**Goal of the exercise:** Restate the listing below word for word, omitting any images.

**Dataset content:**
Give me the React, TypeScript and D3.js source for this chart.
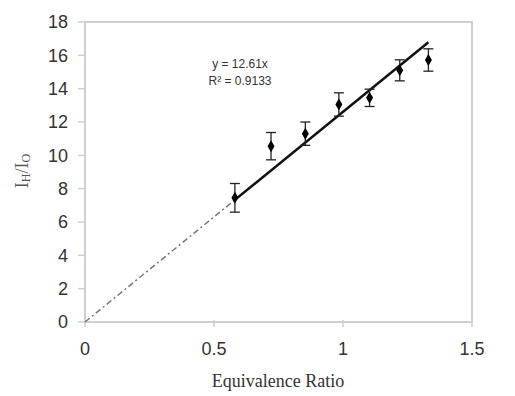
import React from "react";
import * as d3 from "d3";

const xValues = [0.581, 0.721, 0.854, 0.984, 1.103, 1.22, 1.331];
const yValues = [7.45, 10.55, 11.3, 13.05, 13.45, 15.1, 15.72];
const yErrors = [0.86, 0.82, 0.7, 0.7, 0.52, 0.63, 0.67];
const xTicks = [0, 0.5, 1, 1.5];
const yTicks = [0, 2, 4, 6, 8, 10, 12, 14, 16, 18];
const slope = 12.61;
const fitStart = 0.581;
const fitEnd = 1.331;
const eqLines = ["y = 12.61x", "R² = 0.9133"];

export default function App() {
  const W = 515, H = 396;
  const left = 85, right = 472, top = 22, bottom = 322;
  const x = d3.scaleLinear().domain([0, 1.5]).range([left, right]);
  const y = d3.scaleLinear().domain([0, 18]).range([bottom, top]);
  const axisColor = "#cfcfcf";
  const textColor = "#333";
  const line = d3.line<number>().x((d) => x(d)).y((d) => y(slope * d));
  const diamond = d3.symbol().type(d3.symbolDiamond).size(42)();
  return (
    <svg width={W} height={H} style={{ position: "absolute", left: 0, top: 0, background: "#fff" }}>
      <rect x={left} y={top} width={right - left} height={bottom - top} fill="none" stroke={axisColor} strokeWidth={2} />
      {yTicks.map((t) => (
        <g key={"y" + t}>
          <line x1={left - 7} x2={left} y1={y(t)} y2={y(t)} stroke={axisColor} strokeWidth={1.5} />
          <text x={left - 17} y={y(t)} dy="0.36em" textAnchor="end" fontFamily="Liberation Sans, Arial, sans-serif" fontSize={18} fill={textColor}>{t}</text>
        </g>
      ))}
      {xTicks.map((t) => (
        <g key={"x" + t}>
          <line x1={x(t)} x2={x(t)} y1={bottom - 2} y2={bottom + 5} stroke={axisColor} strokeWidth={1.5} />
          <text x={x(t)} y={355} textAnchor="middle" fontFamily="Liberation Sans, Arial, sans-serif" fontSize={18} fill={textColor}>{t}</text>
        </g>
      ))}
      <path d={line([0, fitStart]) || ""} fill="none" stroke="#777" strokeWidth={1.5} strokeDasharray="6 3 2 3" />
      <path d={line([fitStart, fitEnd]) || ""} fill="none" stroke="#111" strokeWidth={2.5} />
      {xValues.map((xv, i) => {
        const cx = x(xv);
        const y1 = y(yValues[i] + yErrors[i]);
        const y2 = y(yValues[i] - yErrors[i]);
        return (
          <g key={"p" + i}>
            <line x1={cx} x2={cx} y1={y1} y2={y2} stroke="#222" strokeWidth={1.3} />
            <line x1={cx - 5} x2={cx + 5} y1={y1} y2={y1} stroke="#222" strokeWidth={1.3} />
            <line x1={cx - 5} x2={cx + 5} y1={y2} y2={y2} stroke="#222" strokeWidth={1.3} />
            <path d={diamond || ""} transform={`translate(${cx},${y(yValues[i])})`} fill="#000" />
          </g>
        );
      })}
      {eqLines.map((s, i) => (
        <text key={s} x={240} y={68 + i * 17} textAnchor="middle" fontFamily="Liberation Sans, Arial, sans-serif" fontSize={12} fill={textColor}>{s}</text>
      ))}
      <text x={278} y={387} textAnchor="middle" fontFamily="Liberation Serif, Times New Roman, serif" fontSize={18} fill={textColor}>Equivalence Ratio</text>
      <text transform="translate(28,171) rotate(-90)" textAnchor="middle" fontFamily="Liberation Serif, Times New Roman, serif" fontSize={18} fill="#555">
        <tspan>I</tspan>
        <tspan fontSize={12} dy={2}>H</tspan>
        <tspan dy={-2}>/I</tspan>
        <tspan fontSize={12} dy={2}>O</tspan>
      </text>
    </svg>
  );
}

**Right answer:**
Give me the React, TypeScript and D3.js source for this chart.
import React from "react";
import * as d3 from "d3";

const xValues = [0.581, 0.721, 0.854, 0.984, 1.103, 1.22, 1.331];
const yValues = [7.45, 10.55, 11.3, 13.05, 13.45, 15.1, 15.72];
const yErrors = [0.86, 0.82, 0.7, 0.7, 0.52, 0.63, 0.67];
const xTicks = [0, 0.5, 1, 1.5];
const yTicks = [0, 2, 4, 6, 8, 10, 12, 14, 16, 18];
const slope = 12.61;
const fitStart = 0.581;
const fitEnd = 1.331;
const eqLines = ["y = 12.61x", "R² = 0.9133"];

export default function App() {
  const W = 515, H = 396;
  const left = 85, right = 472, top = 22, bottom = 322;
  const x = d3.scaleLinear().domain([0, 1.5]).range([left, right]);
  const y = d3.scaleLinear().domain([0, 18]).range([bottom, top]);
  const axisColor = "#cfcfcf";
  const textColor = "#333";
  const line = d3.line<number>().x((d) => x(d)).y((d) => y(slope * d));
  const diamond = d3.symbol().type(d3.symbolDiamond).size(42)();
  return (
    <svg width={W} height={H} style={{ position: "absolute", left: 0, top: 0, background: "#fff" }}>
      <rect x={left} y={top} width={right - left} height={bottom - top} fill="none" stroke={axisColor} strokeWidth={2} />
      {yTicks.map((t) => (
        <g key={"y" + t}>
          <line x1={left - 7} x2={left} y1={y(t)} y2={y(t)} stroke={axisColor} strokeWidth={1.5} />
          <text x={left - 17} y={y(t)} dy="0.36em" textAnchor="end" fontFamily="Liberation Sans, Arial, sans-serif" fontSize={18} fill={textColor}>{t}</text>
        </g>
      ))}
      {xTicks.map((t) => (
        <g key={"x" + t}>
          <line x1={x(t)} x2={x(t)} y1={bottom - 2} y2={bottom + 5} stroke={axisColor} strokeWidth={1.5} />
          <text x={x(t)} y={355} textAnchor="middle" fontFamily="Liberation Sans, Arial, sans-serif" fontSize={18} fill={textColor}>{t}</text>
        </g>
      ))}
      <path d={line([0, fitStart]) || ""} fill="none" stroke="#777" strokeWidth={1.5} strokeDasharray="6 3 2 3" />
      <path d={line([fitStart, fitEnd]) || ""} fill="none" stroke="#111" strokeWidth={2.5} />
      {xValues.map((xv, i) => {
        const cx = x(xv);
        const y1 = y(yValues[i] + yErrors[i]);
        const y2 = y(yValues[i] - yErrors[i]);
        return (
          <g key={"p" + i}>
            <line x1={cx} x2={cx} y1={y1} y2={y2} stroke="#222" strokeWidth={1.3} />
            <line x1={cx - 5} x2={cx + 5} y1={y1} y2={y1} stroke="#222" strokeWidth={1.3} />
            <line x1={cx - 5} x2={cx + 5} y1={y2} y2={y2} stroke="#222" strokeWidth={1.3} />
            <path d={diamond || ""} transform={`translate(${cx},${y(yValues[i])})`} fill="#000" />
          </g>
        );
      })}
      {eqLines.map((s, i) => (
        <text key={s} x={240} y={68 + i * 17} textAnchor="middle" fontFamily="Liberation Sans, Arial, sans-serif" fontSize={12} fill={textColor}>{s}</text>
      ))}
      <text x={278} y={387} textAnchor="middle" fontFamily="Liberation Serif, Times New Roman, serif" fontSize={18} fill={textColor}>Equivalence Ratio</text>
      <text transform="translate(28,171) rotate(-90)" textAnchor="middle" fontFamily="Liberation Serif, Times New Roman, serif" fontSize={18} fill="#555">
        <tspan>I</tspan>
        <tspan fontSize={12} dy={2}>H</tspan>
        <tspan dy={-2}>/I</tspan>
        <tspan fontSize={12} dy={2}>O</tspan>
      </text>
    </svg>
  );
}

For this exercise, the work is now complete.